SUPPLIED DATA |
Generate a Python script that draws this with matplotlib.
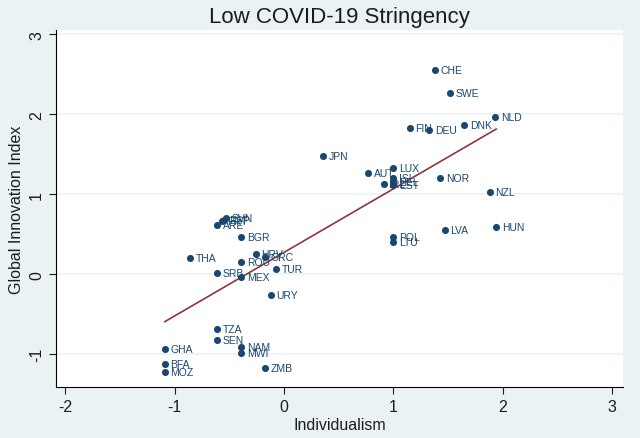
import numpy as np
import matplotlib
matplotlib.use("Agg")
import matplotlib.pyplot as plt

plt.rcParams['font.family'] = ['Liberation Sans', 'DejaVu Sans']
plt.rcParams['axes.unicode_minus'] = False

# country codes, individualism (x) and global innovation index (y)
countries = ['CHE', 'SWE', 'NLD', 'DNK', 'FIN', 'DEU', 'JPN', 'LUX', 'AUT', 'ISL',
             'BEL', 'EST', 'IRL', 'NOR', 'NZL', 'HUN', 'LVA', 'POL', 'LTU',
             'SVN', 'ESP', 'PRT', 'ARE', 'BGR', 'THA', 'HRV', 'GRC', 'ROU', 'TUR',
             'SRB', 'MEX', 'URY', 'TZA', 'SEN', 'GHA', 'NAM', 'MWI', 'BFA', 'MOZ', 'ZMB']
individualism = [1.38, 1.52, 1.93, 1.65, 1.15, 1.33, 0.36, 1.00, 0.77, 1.00,
                 1.00, 1.00, 0.91, 1.43, 1.88, 1.94, 1.47, 1.00, 1.00,
                 -0.53, -0.55, -0.57, -0.61, -0.39, -0.86, -0.26, -0.17, -0.39, -0.07,
                 -0.61, -0.39, -0.12, -0.61, -0.61, -1.09, -0.39, -0.39, -1.09, -1.09, -0.17]
innovation = [2.55, 2.27, 1.97, 1.86, 1.83, 1.80, 1.48, 1.33, 1.27, 1.20,
              1.15, 1.12, 1.13, 1.20, 1.03, 0.59, 0.55, 0.46, 0.40,
              0.70, 0.68, 0.66, 0.62, 0.46, 0.20, 0.25, 0.21, 0.15, 0.06,
              0.02, -0.04, -0.26, -0.68, -0.82, -0.93, -0.91, -0.99, -1.12, -1.22, -1.17]

bg = '#eaf2f3'
navy = '#1a476f'
maroon = '#90353b'
txt = '#1c1c1c'

fig = plt.figure(figsize=(6.4, 4.39), dpi=100, facecolor=bg)
ax = fig.add_axes([0.0875, 0.116, 0.886, 0.813])
ax.set_facecolor('white')

x = np.array(individualism)
y = np.array(innovation)
b, a = np.polyfit(x, y, 1)
xs = np.array([x.min(), x.max()])
ax.plot(xs, a + b * xs, color=maroon, lw=1.2, zorder=2)

ax.scatter(x, y, s=26, color=navy, zorder=3, linewidths=0)
for name, xi, yi in zip(countries, individualism, innovation):
    ax.annotate(name, (xi, yi), xytext=(4, 0), textcoords='offset points',
                va='center', ha='left', fontsize=7.5, color=navy, zorder=4)

ax.set_xlim(-2.085, 3.1)
ax.set_ylim(-1.41, 3.05)
ax.set_xticks([-2, -1, 0, 1, 2, 3])
ax.set_yticks([-1, 0, 1, 2, 3])
ax.yaxis.grid(True, color=bg, lw=1.2)
ax.set_axisbelow(True)
for side in ['top', 'right']:
    ax.spines[side].set_visible(False)
for side in ['left', 'bottom']:
    ax.spines[side].set_color('black')
    ax.spines[side].set_linewidth(0.8)
ax.tick_params(labelsize=11.5, length=5, width=0.8, colors=txt)
plt.setp(ax.get_yticklabels(), rotation=90, va='center')

ax.set_xlabel('Individualism', fontsize=11.5, color=txt, labelpad=2)
ax.set_ylabel('Global Innovation Index', fontsize=11.5, color=txt, labelpad=4)
ax.set_title('Low COVID-19 Stringency', fontsize=16, color=txt, pad=6)

fig.savefig('out.png', dpi=100, facecolor=bg)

WHAT YOU NEED TO DO | Take the listing above and restate it word for word, without its pictures.

RESPONSE TO THE TASK |
Generate a Python script that draws this with matplotlib.
import numpy as np
import matplotlib
matplotlib.use("Agg")
import matplotlib.pyplot as plt

plt.rcParams['font.family'] = ['Liberation Sans', 'DejaVu Sans']
plt.rcParams['axes.unicode_minus'] = False

# country codes, individualism (x) and global innovation index (y)
countries = ['CHE', 'SWE', 'NLD', 'DNK', 'FIN', 'DEU', 'JPN', 'LUX', 'AUT', 'ISL',
             'BEL', 'EST', 'IRL', 'NOR', 'NZL', 'HUN', 'LVA', 'POL', 'LTU',
             'SVN', 'ESP', 'PRT', 'ARE', 'BGR', 'THA', 'HRV', 'GRC', 'ROU', 'TUR',
             'SRB', 'MEX', 'URY', 'TZA', 'SEN', 'GHA', 'NAM', 'MWI', 'BFA', 'MOZ', 'ZMB']
individualism = [1.38, 1.52, 1.93, 1.65, 1.15, 1.33, 0.36, 1.00, 0.77, 1.00,
                 1.00, 1.00, 0.91, 1.43, 1.88, 1.94, 1.47, 1.00, 1.00,
                 -0.53, -0.55, -0.57, -0.61, -0.39, -0.86, -0.26, -0.17, -0.39, -0.07,
                 -0.61, -0.39, -0.12, -0.61, -0.61, -1.09, -0.39, -0.39, -1.09, -1.09, -0.17]
innovation = [2.55, 2.27, 1.97, 1.86, 1.83, 1.80, 1.48, 1.33, 1.27, 1.20,
              1.15, 1.12, 1.13, 1.20, 1.03, 0.59, 0.55, 0.46, 0.40,
              0.70, 0.68, 0.66, 0.62, 0.46, 0.20, 0.25, 0.21, 0.15, 0.06,
              0.02, -0.04, -0.26, -0.68, -0.82, -0.93, -0.91, -0.99, -1.12, -1.22, -1.17]

bg = '#eaf2f3'
navy = '#1a476f'
maroon = '#90353b'
txt = '#1c1c1c'

fig = plt.figure(figsize=(6.4, 4.39), dpi=100, facecolor=bg)
ax = fig.add_axes([0.0875, 0.116, 0.886, 0.813])
ax.set_facecolor('white')

x = np.array(individualism)
y = np.array(innovation)
b, a = np.polyfit(x, y, 1)
xs = np.array([x.min(), x.max()])
ax.plot(xs, a + b * xs, color=maroon, lw=1.2, zorder=2)

ax.scatter(x, y, s=26, color=navy, zorder=3, linewidths=0)
for name, xi, yi in zip(countries, individualism, innovation):
    ax.annotate(name, (xi, yi), xytext=(4, 0), textcoords='offset points',
                va='center', ha='left', fontsize=7.5, color=navy, zorder=4)

ax.set_xlim(-2.085, 3.1)
ax.set_ylim(-1.41, 3.05)
ax.set_xticks([-2, -1, 0, 1, 2, 3])
ax.set_yticks([-1, 0, 1, 2, 3])
ax.yaxis.grid(True, color=bg, lw=1.2)
ax.set_axisbelow(True)
for side in ['top', 'right']:
    ax.spines[side].set_visible(False)
for side in ['left', 'bottom']:
    ax.spines[side].set_color('black')
    ax.spines[side].set_linewidth(0.8)
ax.tick_params(labelsize=11.5, length=5, width=0.8, colors=txt)
plt.setp(ax.get_yticklabels(), rotation=90, va='center')

ax.set_xlabel('Individualism', fontsize=11.5, color=txt, labelpad=2)
ax.set_ylabel('Global Innovation Index', fontsize=11.5, color=txt, labelpad=4)
ax.set_title('Low COVID-19 Stringency', fontsize=16, color=txt, pad=6)

fig.savefig('out.png', dpi=100, facecolor=bg)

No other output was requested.